Aaron and Holly had 300 cows of their own – 94 of them heifers and 100 of them three year olds.

Ken put 100 of his own cows in.

“He wanted the sharemilking contract to be a straight percentage rather than 50-50 for 300 and a management fee for the rest so we lower order sharemilk Ken’s 100 cows and 50-50 ours so that the overall average is a 44-56% split – we get 44% of the milk price and pay 44% of the costs including the cost of supplement and nitrogen with Ken still helping to pay young stock grazing.

“It was a great opportunity for us and when we compared it with the 850-cow contract milking job we could see that on one hand we could make say $100,000 in cash including our stock gains there but on the other hand with this sharemilking job we could see our equity growth with stock and our chance to grow our business faster,” Aaron says.

Ken’s great reputation in the community and with previous sharemilkers was also a factor and the couple are thrilled they’re on the next rung of their progression ladder.

Anne Lee

anne.lee@nzfarmlife.co.nz

@Cantabannelee

For more advice from John Donkers, Due diligence directly diverts disasters, see Young Country section p84

Aaron and Holly Jackson – make sure you talk about everything up front with your prospective farm owner.

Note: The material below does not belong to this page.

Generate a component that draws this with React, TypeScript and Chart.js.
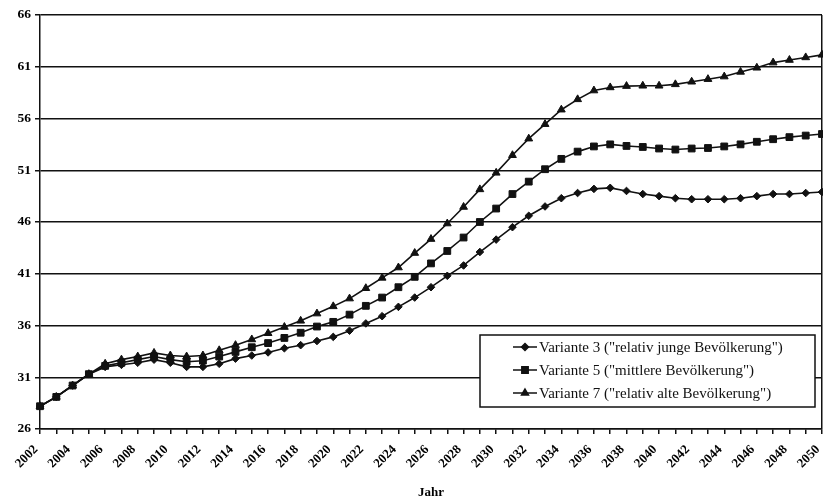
import React, { useEffect, useRef } from 'react';
import { Chart, registerables } from 'chart.js';
import { drawPoint } from 'chart.js/helpers';

Chart.register(...registerables);

const years = [
  2002, 2003, 2004, 2005, 2006, 2007, 2008, 2009, 2010, 2011,
  2012, 2013, 2014, 2015, 2016, 2017, 2018, 2019, 2020, 2021,
  2022, 2023, 2024, 2025, 2026, 2027, 2028, 2029, 2030, 2031,
  2032, 2033, 2034, 2035, 2036, 2037, 2038, 2039, 2040, 2041,
  2042, 2043, 2044, 2045, 2046, 2047, 2048, 2049, 2050,
];

const variante3 = [
  28.2, 29.1, 30.2, 31.3, 32.0, 32.2, 32.4, 32.7, 32.4, 32.0,
  32.0, 32.3, 32.8, 33.1, 33.4, 33.8, 34.1, 34.5, 34.9, 35.5,
  36.2, 36.9, 37.8, 38.7, 39.7, 40.8, 41.8, 43.1, 44.3, 45.5,
  46.6, 47.5, 48.3, 48.8, 49.2, 49.3, 49.0, 48.7, 48.5, 48.3,
  48.2, 48.2, 48.2, 48.3, 48.5, 48.7, 48.7, 48.8, 48.9,
];

const variante5 = [
  28.2, 29.1, 30.2, 31.3, 32.1, 32.4, 32.7, 33.0, 32.7, 32.5,
  32.6, 33.0, 33.45, 33.9, 34.3, 34.8, 35.3, 35.9, 36.35, 37.05,
  37.9, 38.7, 39.7, 40.7, 42.0, 43.2, 44.5, 46.0, 47.3, 48.7,
  49.9, 51.1, 52.1, 52.8, 53.3, 53.5, 53.35, 53.25, 53.1, 53.0,
  53.1, 53.15, 53.3, 53.5, 53.75, 54.0, 54.2, 54.35, 54.5,
];

const variante7 = [
  28.2, 29.1, 30.2, 31.3, 32.3, 32.7, 33.0, 33.35, 33.1, 33.0,
  33.1, 33.6, 34.1, 34.65, 35.25, 35.85, 36.45, 37.15, 37.85, 38.6,
  39.6, 40.6, 41.6, 43.0, 44.35, 45.85, 47.45, 49.15, 50.75, 52.45,
  54.05, 55.45, 56.85, 57.85, 58.7, 59.0, 59.13, 59.16, 59.16, 59.3,
  59.55, 59.8, 60.05, 60.5, 60.9, 61.4, 61.65, 61.9, 62.15,
];

const seriesLabels = [
  'Variante 3 ("relativ junge Bevölkerung")',
  'Variante 5 ("mittlere Bevölkerung")',
  'Variante 7 ("relativ alte Bevölkerung")',
];

const yMin = 26;
const yMax = 66;
const yStep = 5;
const xTitle = 'Jahr';

const FONT = '"Liberation Serif", "Times New Roman", serif';

const legendPlugin = {
  id: 'boxLegend',
  afterDraw(chart: any) {
    const ctx = chart.ctx;
    const left = 480;
    const top = 335;
    const w = 335;
    const h = 72;
    ctx.save();
    ctx.fillStyle = '#fff';
    ctx.fillRect(left, top, w, h);
    ctx.strokeStyle = '#111';
    ctx.lineWidth = 1.5;
    ctx.strokeRect(left, top, w, h);
    const rows = [347, 370, 393];
    chart.data.datasets.forEach((ds: any, i: number) => {
      const y = rows[i];
      ctx.strokeStyle = '#111';
      ctx.lineWidth = 1.5;
      ctx.beginPath();
      ctx.moveTo(513, y);
      ctx.lineTo(537, y);
      ctx.stroke();
      ctx.fillStyle = '#111';
      drawPoint(ctx, {
        pointStyle: ds.pointStyle,
        radius: ds.legendRadius,
        rotation: 0,
        borderWidth: 1,
      } as any, 525, y);
      ctx.fillStyle = '#111';
      ctx.font = `15px ${FONT}`;
      ctx.textAlign = 'left';
      ctx.textBaseline = 'middle';
      ctx.fillText(ds.label, 539, y + 1);
    });
    ctx.restore();
  },
};

export default function App() {
  const ref = useRef<HTMLCanvasElement | null>(null);

  useEffect(() => {
    if (!ref.current) return;
    Chart.defaults.font.family = FONT;
    Chart.defaults.color = '#000';
    const mk = (vals: number[]) => years.map((x, i) => ({ x, y: vals[i] }));
    const base = {
      borderColor: '#111',
      backgroundColor: '#111',
      pointBackgroundColor: '#111',
      pointBorderColor: '#111',
      borderWidth: 1.6,
      pointBorderWidth: 1,
      tension: 0,
      clip: false as any,
    };
    const chart = new Chart(ref.current, {
      type: 'line',
      data: {
        datasets: [
          { ...base, label: seriesLabels[0], data: mk(variante3), pointStyle: 'rectRot', pointRadius: 3.8, legendRadius: 3.5 } as any,
          { ...base, label: seriesLabels[1], data: mk(variante5), pointStyle: 'rect', pointRadius: 4.8, legendRadius: 4.5 } as any,
          { ...base, label: seriesLabels[2], data: mk(variante7), pointStyle: 'triangle', pointRadius: 4.5, legendRadius: 4 } as any,
        ],
      },
      options: {
        animation: false,
        responsive: false,
        layout: { autoPadding: false, padding: { top: 15, right: 1, left: 0, bottom: 0 } },
        plugins: {
          legend: { display: false },
          tooltip: { enabled: false },
        },
        scales: {
          x: {
            type: 'linear',
            min: years[0],
            max: years[years.length - 1],
            ticks: {
              stepSize: 1,
              autoSkip: false,
              minRotation: 45,
              maxRotation: 45,
              padding: 8,
              labelOffset: -4,
              color: '#000',
              font: { size: 13, weight: 'bold', family: FONT },
              callback: (v: any) => (Number(v) % 2 === 0 ? String(v) : ''),
            },
            grid: {
              drawOnChartArea: true,
              color: (c: any) => (c.tick && c.tick.value === years[years.length - 1] ? '#111' : 'rgba(0,0,0,0)'),
              lineWidth: 1.5,
              tickColor: '#111',
              tickLength: 5,
            },
            border: { color: '#111', width: 1.5 },
            title: {
              display: true,
              text: xTitle,
              color: '#000',
              font: { size: 13, weight: 'bold', family: FONT },
              padding: { top: 6, bottom: 0 },
            },
            afterFit: (s: any) => {
              s.height = 71;
              s.paddingRight = 0;
              s.paddingLeft = 0;
            },
          },
          y: {
            min: yMin,
            max: yMax,
            ticks: {
              stepSize: yStep,
              padding: 4,
              color: '#000',
              font: { size: 13.5, weight: 'bold', family: FONT },
            },
            grid: {
              color: '#111',
              lineWidth: 1.5,
              tickColor: '#111',
              tickLength: 5,
            },
            border: { color: '#111', width: 1.5 },
            afterFit: (s: any) => {
              s.width = 40;
            },
          },
        },
      },
      plugins: [legendPlugin],
    });
    return () => chart.destroy();
  }, []);

  return (
    <div style={{ position: 'fixed', left: 0, top: 0, width: 823, height: 500, background: '#fff' }}>
      <canvas ref={ref} width={823} height={500} />
    </div>
  );
}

Aaron and Holly’s decision-making hacks

  • Make a list of what’s important to you.
  • Are there stock gains?
  • Have the budget emailed to you ahead of any interview so you can double check it and have your questions ready.
  • Make sure all costs are included.
  • Check the accommodation.
  • Make sure production is realistic and find out what feed has gone in previously to get historic production.
  • What feed is budgeted for the production target?
  • What’s the policy on supplement – when is it fed, what’s fed and what situations won’t it be fed in?
  • What’s the supplement policy with drought, irrigation failure or a sudden big payout drop?
  • What’s the policy with calf milk?
  • Do you think you can get on easily together?
  • Talk to previous contract milkers or managers?
  • Talk about everything up front – don’t assume anything.